Many of the hungry are wage earners, even former food donors. It's not just the unemployed, or those without work inexplicably excluded from the data. Among the actual youth of the nation, food insecurity's exploding. No, they don't all get taken care of by the churches or Uncle Sam. People fall through the cracks every day.
Maybe we're a third world nation by these numbers. Maybe we've fallen behind four generations. Either way, decisions await us.
So, what is an acceptable number of hungry children for our society?
h/t to C&L
My home state is among the hungriest. At the very height of the Bush boom from 2006-2008, 1 of 8 Oregon households went without. But as we all know, things are very different now from illusory "good" times.
So, how many vacays, purses and Hummers will those with the ability-to-pay be willing to forgo so that less Americans know the pangs? Where do we draw that line?
From the USDA, we know the 2007 Bush depression:
...catapulted the number of Americans who lack enough food to the highest level since the government has been keeping track, according to a new federal report, which shows that nearly 50 million people -- including almost one child in four -- struggled last year to get enough to eat.
...In 2008, nearly 17 million children, or 22.5 percent, lived in households in which food at times was scarce -- 4 million children more than the year before.
This is my local newsteam and the Oregon Food Bank, who I'm so familiar with due to the remarkably poor health of the state system.
"To try and calm a hungry child and get them to go to sleep--so that they won't feel hungry--is terrible."
The good news is that food stamps work, for those who have them.
The bad news is food is still one the most expendable choices of many homes' budgets. Many don't qualify for food stamps. But regardless, other expenses matter. Commuting to work can't cease and loan payments or rent can't be paused. The thing nobody forces households to do is the essential biological function.
Here's one tiny example of why it matters when children don't eat. Believe it or not, sub-clinical nutrient deficiencies are really common, even with the famous vitamin C. But how many know what zinc does?
it appears that zinc deficiency may lead to deficits in children's neuropsychologic functioning, activity, or motor development, and thus interfere with cognitive performance.
Zinc deficiency may be far more common than once thought. Research into its association with diabetes continues, both a precursor and an impediment to successful management. Gee, can you start to imagine a plausible link between something like zinc deficiency and the academic problems and diseases, like diabetes, ascribed to the poor youth and the food insecure? I've touched on one essential nutrient that poorly-fed children lack: what of selenium, copper, iron, chromium? What of biotin, folate and Vitamin A?

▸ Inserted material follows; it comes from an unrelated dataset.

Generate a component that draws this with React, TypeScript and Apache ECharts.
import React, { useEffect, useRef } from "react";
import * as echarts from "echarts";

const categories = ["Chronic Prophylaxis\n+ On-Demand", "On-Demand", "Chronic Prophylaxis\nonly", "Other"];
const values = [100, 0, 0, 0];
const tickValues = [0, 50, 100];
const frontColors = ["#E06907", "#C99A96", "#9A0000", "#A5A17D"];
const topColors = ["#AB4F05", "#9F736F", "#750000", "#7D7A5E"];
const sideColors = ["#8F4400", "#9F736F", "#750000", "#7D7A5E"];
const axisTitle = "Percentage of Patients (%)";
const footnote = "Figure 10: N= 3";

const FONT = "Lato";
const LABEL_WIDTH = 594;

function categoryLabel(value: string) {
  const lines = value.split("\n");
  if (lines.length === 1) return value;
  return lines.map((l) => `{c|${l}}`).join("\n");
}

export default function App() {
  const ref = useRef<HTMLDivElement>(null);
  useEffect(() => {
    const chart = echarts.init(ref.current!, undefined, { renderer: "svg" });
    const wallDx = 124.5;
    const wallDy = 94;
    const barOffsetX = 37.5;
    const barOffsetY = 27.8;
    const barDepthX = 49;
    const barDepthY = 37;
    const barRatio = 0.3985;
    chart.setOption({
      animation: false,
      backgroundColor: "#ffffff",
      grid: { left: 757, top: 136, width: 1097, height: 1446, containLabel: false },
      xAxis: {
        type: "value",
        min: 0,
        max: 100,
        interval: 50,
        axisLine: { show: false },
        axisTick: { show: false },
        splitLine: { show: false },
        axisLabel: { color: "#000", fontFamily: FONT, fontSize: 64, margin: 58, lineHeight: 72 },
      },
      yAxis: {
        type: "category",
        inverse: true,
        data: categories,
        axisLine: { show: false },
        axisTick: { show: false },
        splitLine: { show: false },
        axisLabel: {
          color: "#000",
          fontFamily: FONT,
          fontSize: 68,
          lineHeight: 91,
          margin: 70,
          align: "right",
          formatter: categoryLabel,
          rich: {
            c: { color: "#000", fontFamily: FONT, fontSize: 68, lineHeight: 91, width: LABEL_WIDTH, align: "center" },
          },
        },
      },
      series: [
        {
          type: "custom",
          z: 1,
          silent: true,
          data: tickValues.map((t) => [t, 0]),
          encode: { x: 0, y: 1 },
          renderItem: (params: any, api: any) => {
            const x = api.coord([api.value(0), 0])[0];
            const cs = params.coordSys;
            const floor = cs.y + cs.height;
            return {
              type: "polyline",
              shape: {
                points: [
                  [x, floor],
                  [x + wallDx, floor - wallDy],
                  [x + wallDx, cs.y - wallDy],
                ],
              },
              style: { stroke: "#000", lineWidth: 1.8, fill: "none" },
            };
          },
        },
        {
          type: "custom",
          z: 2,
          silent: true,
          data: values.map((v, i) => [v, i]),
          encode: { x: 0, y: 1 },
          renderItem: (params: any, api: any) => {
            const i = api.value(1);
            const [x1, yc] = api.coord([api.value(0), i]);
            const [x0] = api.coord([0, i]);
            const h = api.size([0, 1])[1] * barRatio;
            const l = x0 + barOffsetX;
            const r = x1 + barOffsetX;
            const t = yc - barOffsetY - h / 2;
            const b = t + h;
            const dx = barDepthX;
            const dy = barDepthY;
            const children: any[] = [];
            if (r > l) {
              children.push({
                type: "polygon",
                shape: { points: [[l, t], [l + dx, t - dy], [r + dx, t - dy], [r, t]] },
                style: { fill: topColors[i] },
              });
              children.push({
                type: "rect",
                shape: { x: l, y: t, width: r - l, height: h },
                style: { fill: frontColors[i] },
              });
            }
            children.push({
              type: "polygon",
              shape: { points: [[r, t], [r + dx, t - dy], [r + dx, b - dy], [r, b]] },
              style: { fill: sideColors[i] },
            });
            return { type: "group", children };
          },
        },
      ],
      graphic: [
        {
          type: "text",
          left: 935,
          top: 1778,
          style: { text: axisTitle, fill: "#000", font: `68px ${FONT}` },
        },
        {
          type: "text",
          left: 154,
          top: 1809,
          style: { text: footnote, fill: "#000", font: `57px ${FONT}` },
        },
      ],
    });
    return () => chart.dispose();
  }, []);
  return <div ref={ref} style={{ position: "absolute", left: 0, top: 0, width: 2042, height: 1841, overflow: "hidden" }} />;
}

Most American youth lack adequate Vitamin D:
A whopping 70 percent of American kids aren't getting enough vitamin D, and such youngsters tend to have higher blood pressure and lower levels of good cholesterol than their peers, according to two new studies published this week in the journal Pediatrics. Low vitamin D levels also may increase a child's risk of developing heart disease later in life, experts say.
The health you have in your early years sticks with you, with consequences for the unfortunate. Why consequences for low cholesterol? For one thing it tends to be found among people most susceptible to various infections. Remember, this is an innate product of the body we're messing with--not the component of your scrambled eggs. And who cares about some obscure vitamin? Well, it matters if you don't want to become seriously depressed or know the pain of osteoporosis--it affects your bones and your personality.
And who knows the extent? Sunshine doesn't cut it, you need to eat lots of Vitamin D. It's found in seafood, whole dairy and other fatty foods including pork, but not-so-much canned vegetables. What poor people can't afford. Fats and proteins are expensive but they also nourish you. To say nothing of satiating your hunger, so you don't feel like eating a bag of chips from the convenience store or Sam's Club.
Feeding children cans of corn or green beans, peanut butter and sandwich bread will provide some vitamins for sure--especially riboflavin, thiamine, niacin. But not zinc and D, let alone other nutrients. Yet that's the kind of food the lucky poor get. And for the chosen mothers who qualify, the WIC program encourages the consumption of nutrient-empty calories like juice, but is frugal about the beans and rice. Which again, are nowhere near providing all of the many many vitamins and minerals a person needs in a day.
And how much else have we forgotten here?
Progress isn't progress if it leaves people hungry. We can pass a health care plan, we can build solar panels from Bellingham to Key West, we can end the war in Iraq. And if Americans still go hungry, at best we'd be fools to pretend we should boss around China or the EU or Iraq or Afghanistan, and possibly in a state of great evil. We're judged by how we treat the least of these, including those we excuse away because we disagree with their choices (or lack thereof) in life. We have choices, too.
America, we must get this house in order.